What would you like readers to take away from your book besides a fascinating and heartfelt read, I asked May?

“I hope readers learn that all dogs are different, and all have deep emotions that need tending,” she said. “I did not know how to read canine body language until Edie forced me to research it, and now I cringe at all that I didn’t understand with my other two dogs. I hope readers sympathize with my mistakes in the story.
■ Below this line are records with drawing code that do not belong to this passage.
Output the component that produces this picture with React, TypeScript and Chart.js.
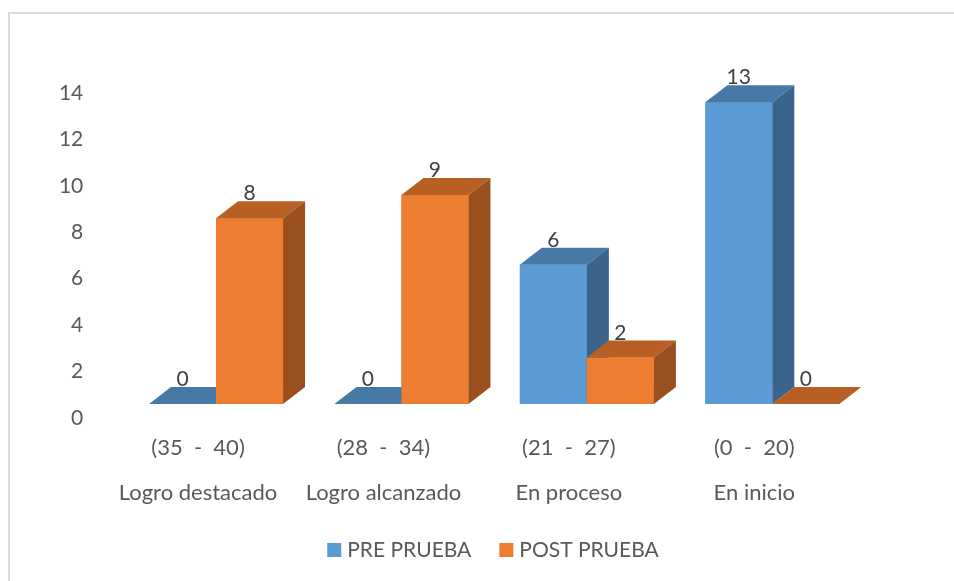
import React, { useEffect, useRef } from 'react';
import { Chart, registerables } from 'chart.js';

Chart.register(...registerables);

const rangeLabels = ['(35  -  40)', '(28  -  34)', '(21  -  27)', '(0  -  20)'];
const levelLabels = ['Logro destacado', 'Logro alcanzado', 'En proceso', 'En inicio'];
const seriesNames = ['PRE PRUEBA', 'POST PRUEBA'];
const preValues = [0, 0, 6, 13];
const postValues = [8, 9, 2, 0];
const yMin = 0;
const yMax = 14;
const yStep = 2;

const FONT = 'Lato, "Noto Sans", sans-serif';
const frontColors = ['#5B9BD5', '#ED7D31'];
const topColors = ['#4779A7', '#B86024'];
const sideColors = ['#3B648A', '#9A4F1E'];
const DX = 22;
const DY = -17;

const threeDPlugin = {
  id: 'threeD',
  beforeDraw(chart: any) {
    const ctx = chart.ctx;
    ctx.save();
    ctx.fillStyle = '#ffffff';
    ctx.fillRect(0, 0, chart.width, chart.height);
    ctx.fillStyle = '#d9d9d9';
    ctx.fillRect(8, 12, chart.width - 8, 2);
    ctx.fillRect(8, 12, 2, chart.height - 12);
    ctx.restore();
  },
  afterDatasetsDraw(chart: any) {
    const ctx = chart.ctx;
    const n = chart.data.labels.length;
    const metas = chart.data.datasets.map((_: any, i: number) => chart.getDatasetMeta(i));
    ctx.save();
    const poly = (pts: number[][], color: string) => {
      ctx.beginPath();
      ctx.moveTo(pts[0][0], pts[0][1]);
      for (let k = 1; k < pts.length; k++) ctx.lineTo(pts[k][0], pts[k][1]);
      ctx.closePath();
      ctx.fillStyle = color;
      ctx.fill();
    };
    for (let i = 0; i < n; i++) {
      for (let d = 0; d < metas.length; d++) {
        const el = metas[d].data[i];
        const { x, y, base, width } = el.getProps(['x', 'y', 'base', 'width'], true);
        const l = x - width / 2;
        const r = x + width / 2;
        if (base - y > 0) {
          ctx.fillStyle = frontColors[d];
          ctx.fillRect(l, y, width, base - y);
        }
        poly([[l, y], [l + DX, y + DY], [r + DX, y + DY], [r, y]], topColors[d]);
        poly([[r, y], [r + DX, y + DY], [r + DX, base + DY], [r, base]], sideColors[d]);
      }
    }
    ctx.font = '21px ' + FONT;
    ctx.fillStyle = '#404040';
    ctx.textAlign = 'center';
    ctx.textBaseline = 'alphabetic';
    for (let d = 0; d < metas.length; d++) {
      const vals = chart.data.datasets[d].data;
      for (let i = 0; i < n; i++) {
        const el = metas[d].data[i];
        const { x, y } = el.getProps(['x', 'y'], true);
        ctx.fillText(String(vals[i]), x, y + DY - 1);
      }
    }
    // legend
    ctx.font = '21px ' + FONT;
    ctx.textAlign = 'left';
    ctx.fillStyle = '#595959';
    const box = 14;
    const gap = 6;
    const itemGap = 28;
    const widths = seriesNames.map((s) => ctx.measureText(s).width);
    let total = 0;
    widths.forEach((w, k) => {
      total += box + gap + w + (k < widths.length - 1 ? itemGap : 0);
    });
    let cx = 493 - total / 2;
    const boxTop = 543;
    seriesNames.forEach((s, k) => {
      ctx.fillStyle = frontColors[k];
      ctx.fillRect(cx, boxTop, box, box);
      ctx.fillStyle = '#595959';
      ctx.fillText(s, cx + box + gap, 557);
      cx += box + gap + widths[k] + itemGap;
    });
    ctx.restore();
  },
};

export default function App() {
  const ref = useRef<HTMLCanvasElement | null>(null);
  useEffect(() => {
    if (!ref.current) return;
    const labels = rangeLabels.map((r, i) => [r, levelLabels[i]]);
    const chart = new Chart(ref.current, {
      type: 'bar',
      data: {
        labels,
        datasets: [
          { label: seriesNames[0], data: preValues, backgroundColor: frontColors[0], borderWidth: 0 },
          { label: seriesNames[1], data: postValues, backgroundColor: frontColors[1], borderWidth: 0 },
        ],
      },
      options: {
        animation: false,
        responsive: true,
        maintainAspectRatio: false,
        devicePixelRatio: 1,
        layout: { padding: { left: 0, top: 79, right: 89, bottom: 0 } },
        plugins: { legend: { display: false }, tooltip: { enabled: false } },
        datasets: { bar: { categoryPercentage: 0.723, barPercentage: 1 } },
        scales: {
          x: {
            grid: { display: false, drawTicks: false },
            border: { display: false },
            ticks: {
              font: { family: FONT, size: 22, lineHeight: 2.05 },
              color: '#595959',
              padding: 21,
              labelOffset: -18,
              maxRotation: 0,
              autoSkip: false,
            },
            afterFit: (s: any) => {
              s.height = 177;
            },
          },
          y: {
            min: yMin,
            max: yMax,
            grid: { display: false, drawTicks: false },
            border: { display: false },
            ticks: {
              stepSize: yStep,
              font: { family: FONT, size: 21 },
              color: '#595959',
              padding: 40,
              labelOffset: 14,
            },
            afterFit: (s: any) => {
              s.width = 123.3;
            },
          },
        },
      },
      plugins: [threeDPlugin],
    });
    return () => chart.destroy();
  }, []);
  return (
    <div style={{ position: 'absolute', left: 0, top: 0, width: 954, height: 581 }}>
      <canvas ref={ref} />
    </div>
  );
}
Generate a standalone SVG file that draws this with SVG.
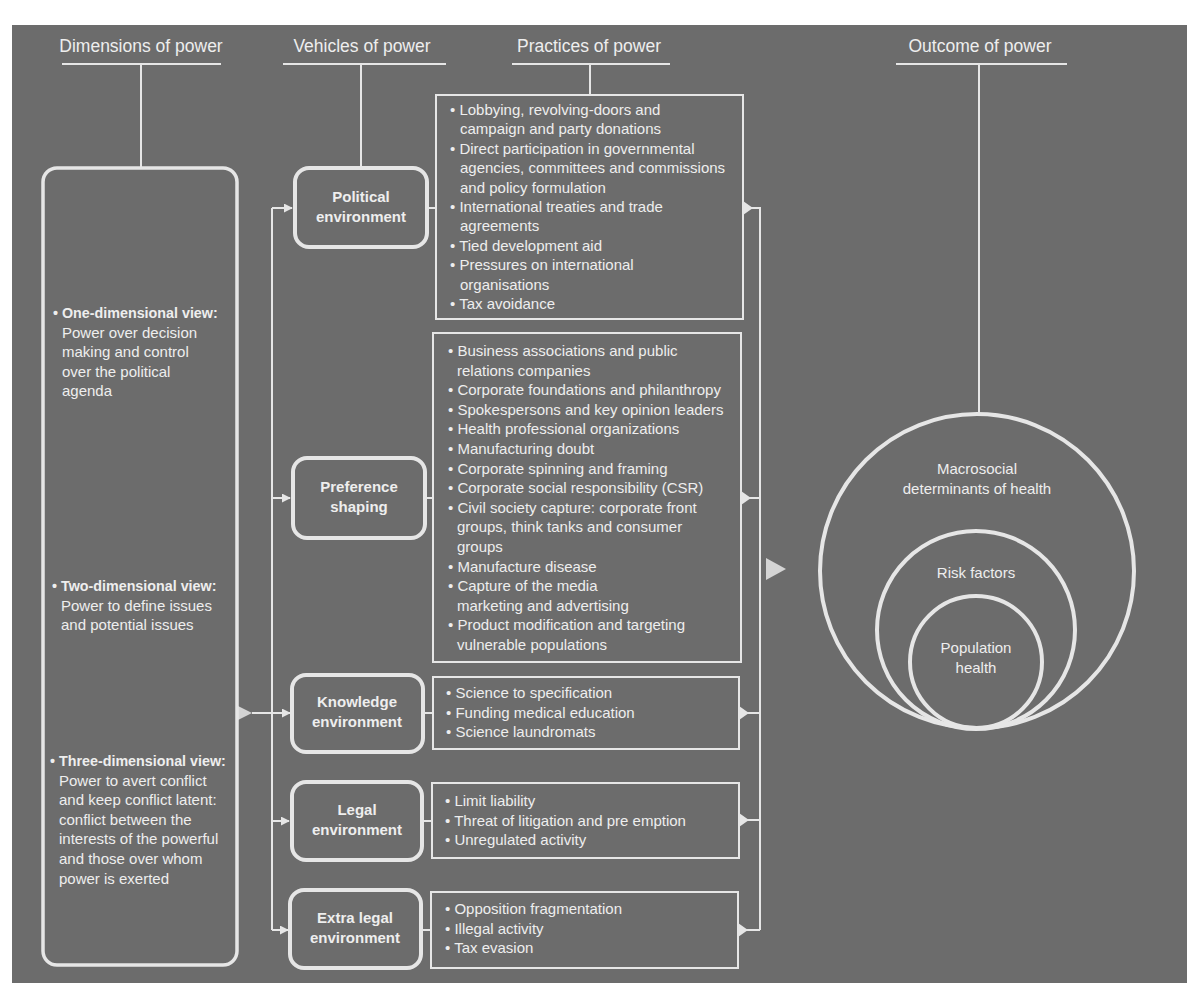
<svg xmlns="http://www.w3.org/2000/svg" width="1198" height="995" viewBox="0 0 1198 995">
<style>
text{font-family:"Liberation Sans",Arial,sans-serif;fill:#eeeeee}
.h{font-size:17.5px}
.t{font-size:15px}
.b{font-weight:bold}
.bs{font-weight:bold;font-size:14.3px}
.c{text-anchor:middle}
.ln{stroke:#e6e6e6;stroke-width:2;fill:none}
.veh{fill:none;stroke:#e6e6e6;stroke-width:4}
.prac{fill:none;stroke:#e6e6e6;stroke-width:2}
.circ{fill:none;stroke:#e6e6e6;stroke-width:4}
.tri{fill:#d4d4d4}
.rt{fill:#e6e6e6}
</style>
<defs>
<marker id="ah" viewBox="0 0 10 10" refX="9" refY="5" markerWidth="4.5" markerHeight="4.5" orient="auto" markerUnits="strokeWidth"><path d="M0,0 L10,5 L0,10 z" fill="#e6e6e6"/></marker>
</defs>
<rect x="0" y="0" width="1198" height="995" fill="#ffffff"/>
<rect x="12" y="25" width="1175" height="958" fill="#6c6c6c"/>

<g id="headers">
<text class="h c" x="141" y="52">Dimensions of power</text>
<text class="h c" x="362" y="52">Vehicles of power</text>
<text class="h c" x="589" y="52">Practices of power</text>
<text class="h c" x="980" y="52">Outcome of power</text>
<path class="ln" d="M62,64 H221 M283,64 H446 M512,64 H670 M896,64 H1067"/>
</g>

<g id="connectors">
<path class="ln" d="M141,64 V168 M361,64 V168 M590,64 V95 M979,64 V413"/>
<polygon class="tri" points="236,705 252,713 236,721"/>
<path class="ln" d="M252,713 H290" marker-end="url(#ah)"/>
<path class="ln" d="M272,208 V930"/>
<path class="ln" d="M272,208 H292" marker-end="url(#ah)"/>
<path class="ln" d="M272,498 H290" marker-end="url(#ah)"/>
<path class="ln" d="M272,821 H289" marker-end="url(#ah)"/>
<path class="ln" d="M272,930 H288" marker-end="url(#ah)"/>
<path class="ln" d="M427,208 H436 M425,498 H433 M423,713 H433 M422,821 H432 M421,930 H431"/>
<path class="ln" d="M743,208 H760 V930 M741,498 H760 M739,713 H760 M739,820 H760 M738,930 H760"/>
<polygon class="rt" points="743,201 753,208 743,215"/>
<polygon class="rt" points="741,491 751,498 741,505"/>
<polygon class="rt" points="739,706 749,713 739,720"/>
<polygon class="rt" points="739,813 749,820 739,827"/>
<polygon class="rt" points="738,923 748,930 738,937"/>
<polygon class="tri" points="766,558 786,569 766,580"/>
</g>

<g id="dimensions">
<rect x="43" y="168" width="194" height="797" rx="14" fill="none" stroke="#e6e6e6" stroke-width="3.5"/>
<text class="t" x="53" y="318"><tspan class="bs">• One-dimensional view:</tspan><tspan x="62" dy="19.5">Power over decision</tspan><tspan x="62" dy="19.5">making and control</tspan><tspan x="62" dy="19.5">over the political</tspan><tspan x="62" dy="19.5">agenda</tspan></text>
<text class="t" x="52" y="591"><tspan class="bs">• Two-dimensional view:</tspan><tspan x="61" dy="19.5">Power to define issues</tspan><tspan x="61" dy="19.5">and potential issues</tspan></text>
<text class="t" x="50" y="766"><tspan class="bs">• Three-dimensional view:</tspan><tspan x="59" dy="19.6">Power to avert conflict</tspan><tspan x="59" dy="19.6">and keep conflict latent:</tspan><tspan x="59" dy="19.6">conflict between the</tspan><tspan x="59" dy="19.6">interests of the powerful</tspan><tspan x="59" dy="19.6">and those over whom</tspan><tspan x="59" dy="19.6">power is exerted</tspan></text>
</g>

<g id="v-political">
<rect class="veh" x="295" y="168" width="132" height="79" rx="14"/>
<text class="t b c" x="361" y="202">Political<tspan x="361" dy="20">environment</tspan></text>
</g>
<g id="v-preference">
<rect class="veh" x="293" y="458" width="132" height="80" rx="14"/>
<text class="t b c" x="359" y="492">Preference<tspan x="359" dy="20">shaping</tspan></text>
</g>
<g id="v-knowledge">
<rect class="veh" x="292" y="675" width="131" height="77" rx="14"/>
<text class="t b c" x="357" y="707">Knowledge<tspan x="357" dy="20">environment</tspan></text>
</g>
<g id="v-legal">
<rect class="veh" x="292" y="782" width="130" height="78" rx="14"/>
<text class="t b c" x="357" y="815">Legal<tspan x="357" dy="20">environment</tspan></text>
</g>
<g id="v-extralegal">
<rect class="veh" x="290" y="890" width="131" height="78" rx="14"/>
<text class="t b c" x="355" y="923">Extra legal<tspan x="355" dy="20">environment</tspan></text>
</g>

<g id="p-political">
<rect class="prac" x="436" y="95" width="307" height="224"/>
<text class="t" x="450" y="115">• Lobbying, revolving-doors and<tspan x="460" dy="19.4">campaign and party donations</tspan><tspan x="450" dy="19.4">• Direct participation in governmental</tspan><tspan x="460" dy="19.4">agencies, committees and commissions</tspan><tspan x="460" dy="19.4">and policy formulation</tspan><tspan x="450" dy="19.4">• International treaties and trade</tspan><tspan x="460" dy="19.4">agreements</tspan><tspan x="450" dy="19.4">• Tied development aid</tspan><tspan x="450" dy="19.4">• Pressures on international</tspan><tspan x="460" dy="19.4">organisations</tspan><tspan x="450" dy="19.4">• Tax avoidance</tspan></text>
</g>
<g id="p-preference">
<rect class="prac" x="433" y="333" width="308" height="329"/>
<text class="t" x="448" y="356">• Business associations and public<tspan x="457" dy="19.6">relations companies</tspan><tspan x="448" dy="19.6">• Corporate foundations and philanthropy</tspan><tspan x="448" dy="19.6">• Spokespersons and key opinion leaders</tspan><tspan x="448" dy="19.6">• Health professional organizations</tspan><tspan x="448" dy="19.6">• Manufacturing doubt</tspan><tspan x="448" dy="19.6">• Corporate spinning and framing</tspan><tspan x="448" dy="19.6">• Corporate social responsibility (CSR)</tspan><tspan x="448" dy="19.6">• Civil society capture: corporate front</tspan><tspan x="457" dy="19.6">groups, think tanks and consumer</tspan><tspan x="457" dy="19.6">groups</tspan><tspan x="448" dy="19.6">• Manufacture disease</tspan><tspan x="448" dy="19.6">• Capture of the media</tspan><tspan x="457" dy="19.6">marketing and advertising</tspan><tspan x="448" dy="19.6">• Product modification and targeting</tspan><tspan x="457" dy="19.6">vulnerable populations</tspan></text>
</g>
<g id="p-knowledge">
<rect class="prac" x="433" y="677" width="306" height="72"/>
<text class="t" x="446" y="698">• Science to specification<tspan x="446" dy="19.6">• Funding medical education</tspan><tspan x="446" dy="19.6">• Science laundromats</tspan></text>
</g>
<g id="p-legal">
<rect class="prac" x="432" y="783" width="307" height="75"/>
<text class="t" x="445" y="806">• Limit liability<tspan x="445" dy="19.6">• Threat of litigation and pre emption</tspan><tspan x="445" dy="19.6">• Unregulated activity</tspan></text>
</g>
<g id="p-extralegal">
<rect class="prac" x="431" y="892" width="307" height="76"/>
<text class="t" x="445" y="914">• Opposition fragmentation<tspan x="445" dy="19.6">• Illegal activity</tspan><tspan x="445" dy="19.6">• Tax evasion</tspan></text>
</g>

<g id="outcome">
<circle class="circ" cx="977" cy="571" r="157"/>
<circle class="circ" cx="976" cy="630" r="99"/>
<circle class="circ" cx="976" cy="662" r="66"/>
<text class="t c" x="977" y="474">Macrosocial<tspan x="977" dy="20">determinants of health</tspan></text>
<text class="t c" x="976" y="578">Risk factors</text>
<text class="t c" x="976" y="653">Population<tspan x="976" dy="19.5">health</tspan></text>
</g>
</svg>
It took a neurotic dog to teach me that I was neurotic about being perfect, about having control, and that I was the one who needed to change, not Edie.”

For more information about May and her virtual book signings, visit meredithamay.net.

Griffin’s Heart: Working Through Loss

               It’s been ten years since actress Reagan Pasternak’s beloved cat, Griffin, died and since then, though life has been very busy with her career, marrying, and becoming a mother, she has missed the pet she calls a “soul mate.”

               To help with her grieving, Pasternak who starred in Netflix/HULU/HBO’s “Being Erica”, HBO’s “Sharp Objects”, Syfy’s “Wynonna Earp,”  and BET’s “Ms. Pat,” began journaling her feelings, incorporating not only the pain she was feeling but also tools and techniques for processing her grief. It took a decade but now Pasternak’s book, “Griffin’s Heart: Mourning Your Pet With No Apologies” (Creatures Align Press $27.99) is available through Amazon.

               Pasternak, in a phone call from her home in California, describes the book as an interactive memoir, keepsake,  and healing journal that she hopes will provide guidance for others who have lost a pet.

               “I feel that animals get so forgotten after giving us so much love,” she says. “I wanted to honor them.”

               Pasternak doesn’t consider herself a writer but says she felt compelled to write about all that she has learned while going through her own stages of grief. That includes reading about the brain and how it processes emotions and information, exploring different ways to heal such as music therapy, and taking up meditation to help with anxiety. Doing so helped with the loss of her other pets as well including another dog who just recently passed away.

               “Everything began accumulating in my psyche, and one morning my husband said that I needed to finish the book,” she says. “I had started it, put it aside, had a baby, was acting—so I was busy. Every morning when I started writing the book, I’d ask myself to whom am I writing. I wanted readers to have something, so they knew they weren’t alone and to know they could get through. Then it just all came together in a cosmic way. I met an editor who thought it was a great idea and we started working together.”

               The book contains exercises, chances to journal, and is a repository for readers to enter their own memories, melding their losses into what Pasternak sees as a keepsake.

               Since the book was published, Pasternak has been receiving notes from readers who share their own stories of losing a pet.

               “My husband and I read them and cry,” she says. “It’s so touching that these strangers are reaching out. I keep getting photos from people showing how they have placed the book next to the urn containing their pet’s ashes.”

This outreach has inspired Pasternak to stay focused on the book and the stories people share.   “I just believe I’m helping change the culture of grief,” she says.